As a side note, if you were the bearer of the SBR stamp without deactivating the item, that creates a paperwork dilemma for the seller, as the stamp says you still have it in your possession. This is getting into the weeds on potential legal jeopardy, an event would have to trigger a trace done on the serial number, meaning it was recovered, used in a Crime or suicide.

Deactivating the item would resolve all of the above issues.
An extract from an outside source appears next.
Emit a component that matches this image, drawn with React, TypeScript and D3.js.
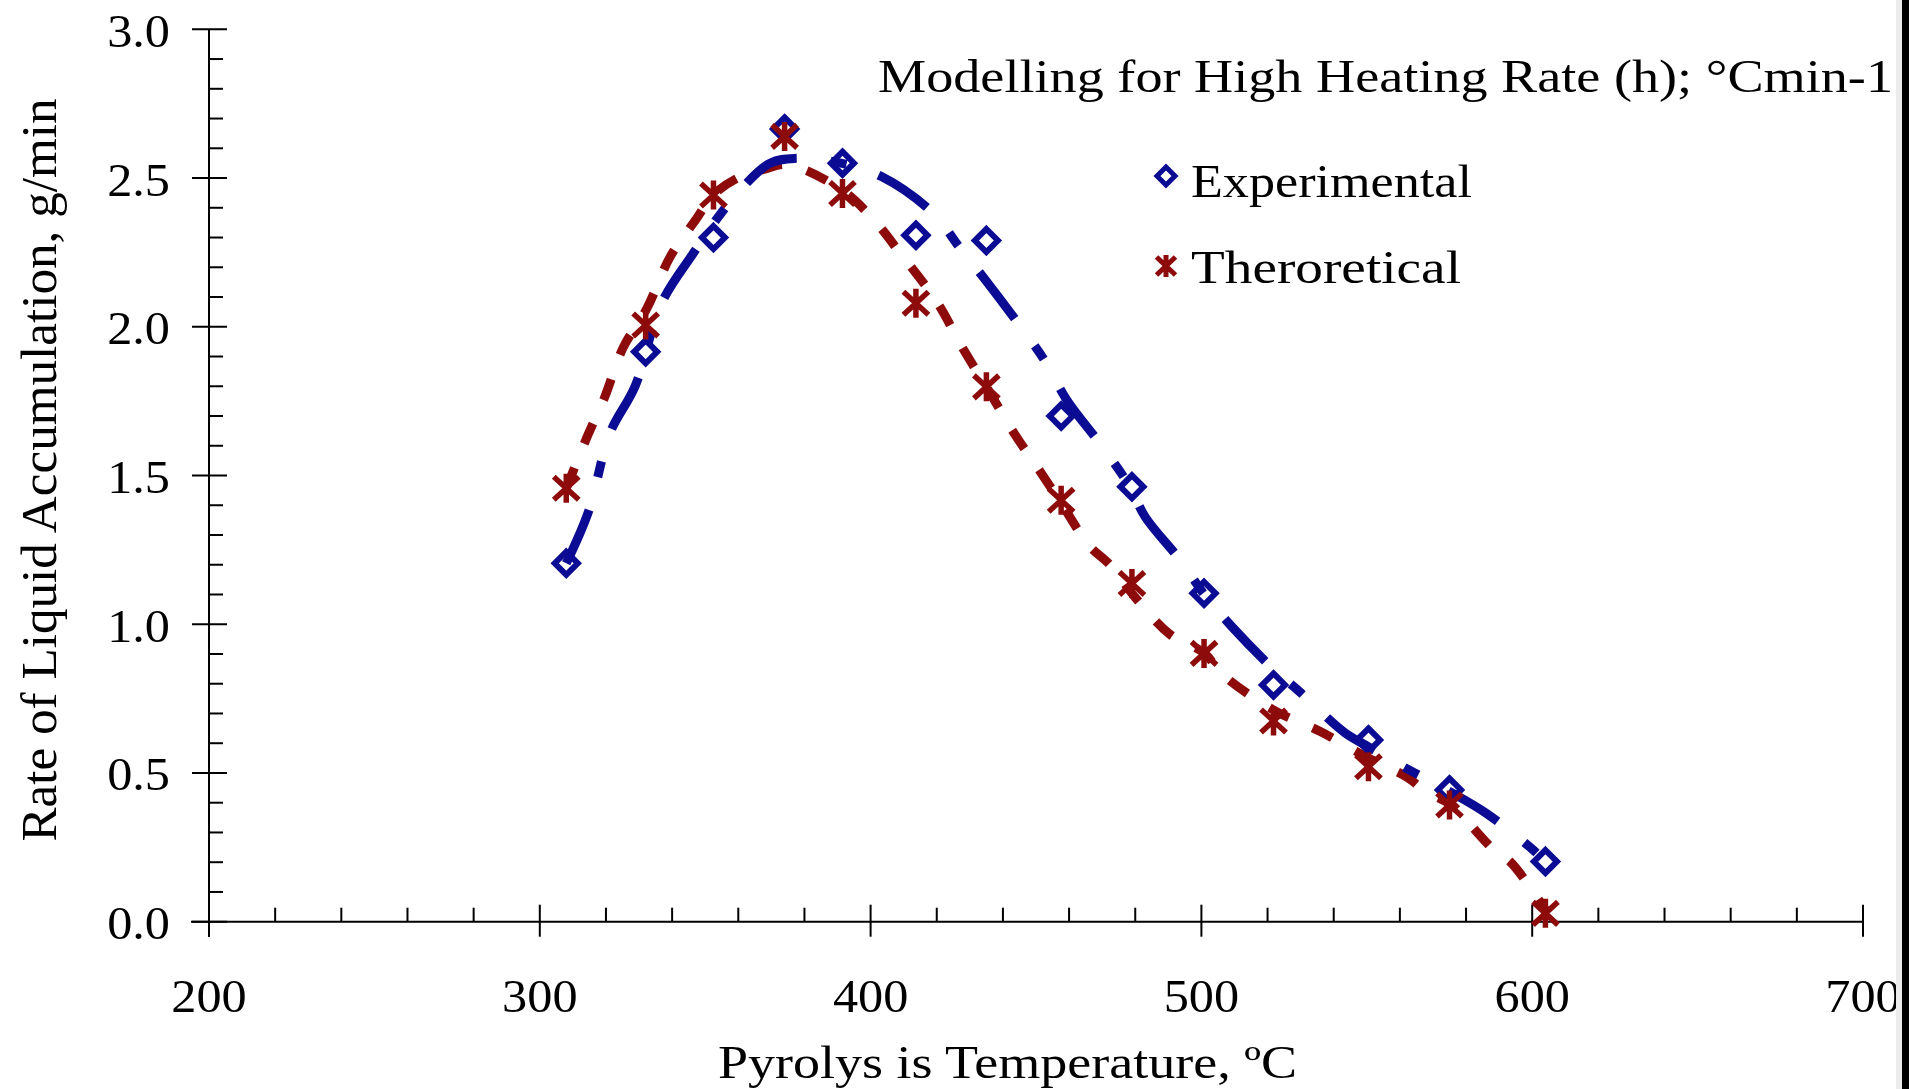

When dealing with the NFA branch, the variety of answers you'll get from different parties is astrounding. Always ask to get it in writing.
 
I checked with my favorite FFL here in Oregon this morning and he said he would transfer a frame as an "other" firearm. If you read the advice from the ATF letter it really doesn't suggest any other way. It is super frustrating that different FFLs have such different interpretations. But I blame the ATF for a lot of the confusion.
Yes, very frustrating. In fact I asked my go-to ffl the question again the other day. I sent him a website of an outfit that sold glock frames, either stripped or assembled, and he told me that either of those would be processed as 'other'.
 
Wow. Suprised Sporting Systems is giving out bad and incorrect information in regards to NFA items.
It is only an NFA item when in a NFA configuration. Period. Take it apart and it's a regular Title 1 firearm. Slap a >16" barrel on it, and IT IS a regular Title 1 firearm. Take it across state lines or sell it just like any other firearm.
There is absolutely no requirement to pull it from the registry to sell it in a non-NFA configuration.

The ATF FAQ used to include all of this before it was redesigned:

Q: May I transfer the receiver of a short-barrel rifle or shotgun to an FFL or to an individual as I would any GCA firearm?
A: Yes. A weapon that does not meet the definition of a NFA firearm is not subject to the NFA and a possessor or transferor needn't comply with NFA requirements. The firearm is considered a GCA firearm and may be transferred under the provisions of that law.

After 2 weeks, NFA specialist answered my question in writing. I received this reply yesterday afternoon.


"Dear Sir,

You wrote in via email, here are answers to your questions:
  • If you remove the short barrel from a rifle, and just sell the receiver, than the receiver would be sold as a Title I rifle. You would then write to [email protected] and ask that the serial number be removed from the registry. You do not need to receive a response back from us to sell the title 1 firearm. I would keep the letter to our office (or email) in your bound book as proof."
This goes to having an item that is registered class 3 item, and deactivating it so that any trace on that item doesn't come back to an ATF agent knocking on your door asking to see your SBR. Its a little detail, but an important one to keep the chain of custody accurate.